Abstract

This article examines adult outcomes of vulnerable youths. The sample consists of 251 boys and girls who were institutionalized in a Dutch juvenile justice institution in the 1990s. Information on personal and childhood characteristics was extracted from treatment files that were compiled during their stay in the institution. In addition, conviction data was used to determine subjects’ criminal careers. Conducting face-to-face interviews with these former JJI detainees when they were on average 34 years old, we collected retrospective information on employment history and several important current life course outcomes. Group-based trajectory modeling was used to identify distinct offending and employment groups.
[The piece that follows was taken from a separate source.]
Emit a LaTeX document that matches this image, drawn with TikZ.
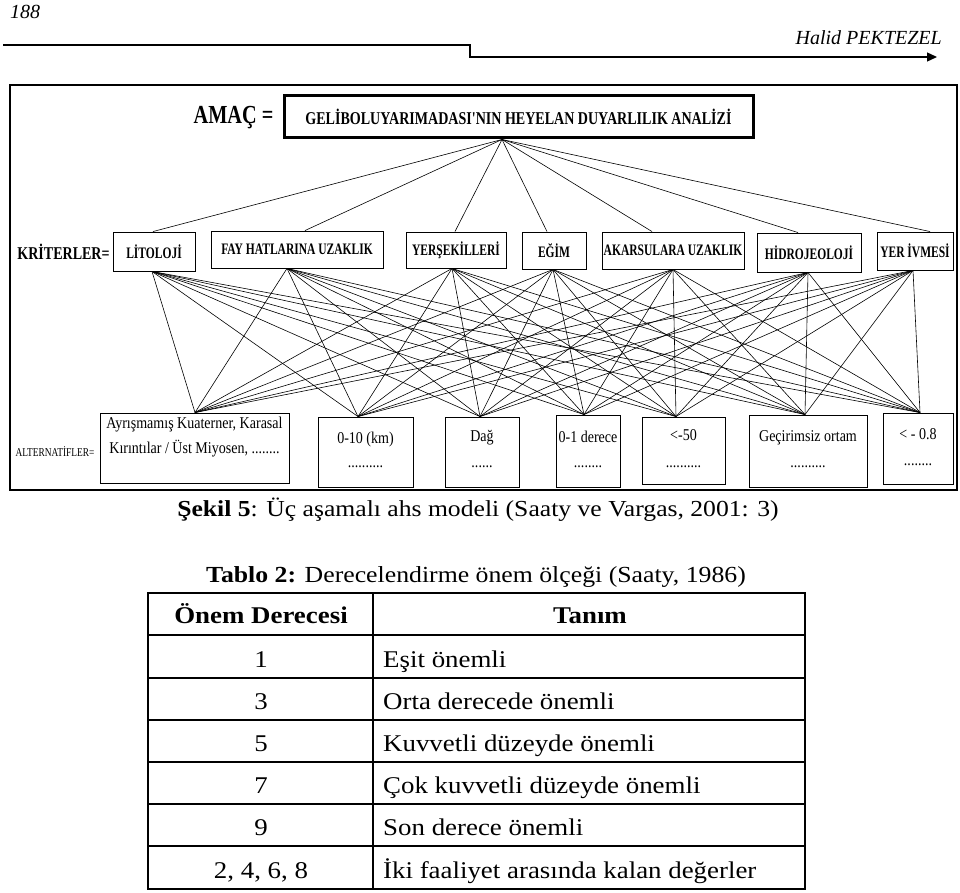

Results showed that previously institutionalized youths experience difficulties adjusting to conventional adult life. Most personal and childhood characteristics exert no significant effect on adult outcomes. Criminal behaviour in young adulthood does impact adult life outcomes, as the two chronic offender groups show more difficulties in conventional adult life domains. Employment is associated with better adult outcomes, as the two employment groups that have an increasing or high employment rate in adulthood show higher levels of adult life adjustment. Adult life adjustment in this sample of previously institutionalized youths is mainly explained by events during young adulthood, and not so much by childhood risk factors. Ties to employment appear to facilitate transitions in other life domains, thereby promoting life success in adulthood.